Tuesday, June 2, 2009

[ Technical Textiles - No mention of Technical Textiles in Govt Report.]

Ministry of Textiles.
ERMIU/ Economic Division.
REVIEW NOTE ON GROWTH & INVESTMENT IN TEXTILES DURING.
April-February 2008-09.
Highlights.
 All India Index of Industrial Production (IIP) registered an increase of 3.0 per cent during April’08-January’09 over the corresponding period of previous year.
There was a significant decline in respect of Jute & Other Veg. Fibre Textiles (except Cotton)(11.15%); Cotton Textiles (2.01%); and Wool, Silk & Man-made Fibre Textiles (0.61%).
 The actual textile production covering man-made fibre, filament yarn and spun yarn showed decreasing trend during April’08 - February’09 as against April’07 - February’08.
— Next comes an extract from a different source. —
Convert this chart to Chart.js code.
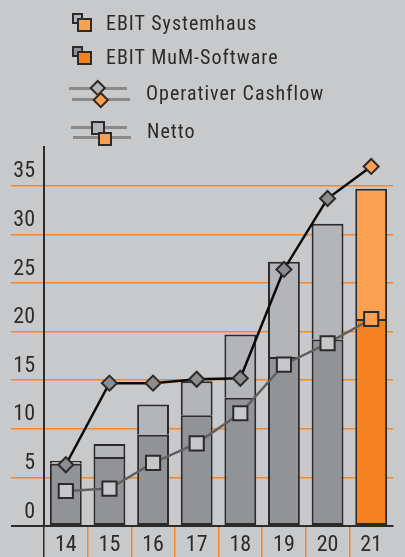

The highest decline was in man-made fibre (15.20%) followed by filament yarn (6.7%).
 The overall cloth production, during this period declined by 1.4 per cent, corresponding to previous year.
 The All India Wholesale Price Index increased by 9.13 per cent during April-February’09.The WPI of textile group increased by 5.88 per cent.
 Latest exports figures available upto April-December’08, indicate an overall surge of 10.84 per cent in rupee term and 0.12 per cent in US$ terms. Export of Handicrafts and cotton textiles declined by 16.60 per cent and 1.90 per cent in rupee terms and 24.67 per cent and 11.39 per cent in US dollar terms respectively.
 Latest imports figures available upto April-December’08, indicate an overall increase of 24.70 per cent in rupee term and 12.64 per cent in US$ terms. Highest increase was recorded in Made-ups (104.95%) followed by Raw material (45.61%) during this period in rupee terms and 85.13 per cent and 31.53 per cent in US$ terms respectively.
 So far, 23,590 applications involving a project cost of Rs. 1, 55,704 crore have been sanctioned (for a loan amount of Rs. 69,828 crore) under the Technology Upgradation Funds Scheme upto 31.12.2008. However, 3,968 application involving a project cost of Rs.31,672 crore have been sanctioned (for a loan amount of Rs. 15,611 crore) during April-December’2008.
 As percentage to the number of LOIs/ DILs issued and investment for textiles during April-December’2008 were 8.33 per cent and 12.60 per cent respectively as against 29.07 percent and 29.92 per cent respectively during the same period of 2007.
 The Inflow of FDI in textile sector was 0.43 per cent of the overall FDI (in terms of amount) during April-December’08 as against 0.57 per cent in the corresponding period of the previous year.
 As per a quick sample study covering 1168 textile units in the organized sector, conducted by the Labour Bureau, Ministry of Labour, employment in the textile sector declined at the monthly average rate of 0.91 per cent during October- December 2008. If the decline is continues at the same rate, this would translate in to an annual decline of about 11 per cent or loss of about 4 million jobs, which will have serious socio-economic consequences.
Blogger's Comment.
Hello Mr.Minister for Textiles.
THERE IS NO MENTION OF TECHNICAL TEXTILES IN THE ENTIRE 16 PAGE REPORT.
As per this report 4 million Jobs are in Jeopardy every year and the New Minister for Textiles say's as per a News paper report that he will create 10 Million Jobs in 5 years by which time 20 Million Jobs would have been lost.If really 10 million Jobs are created for 35 states still 10 million Jobs would have been lost.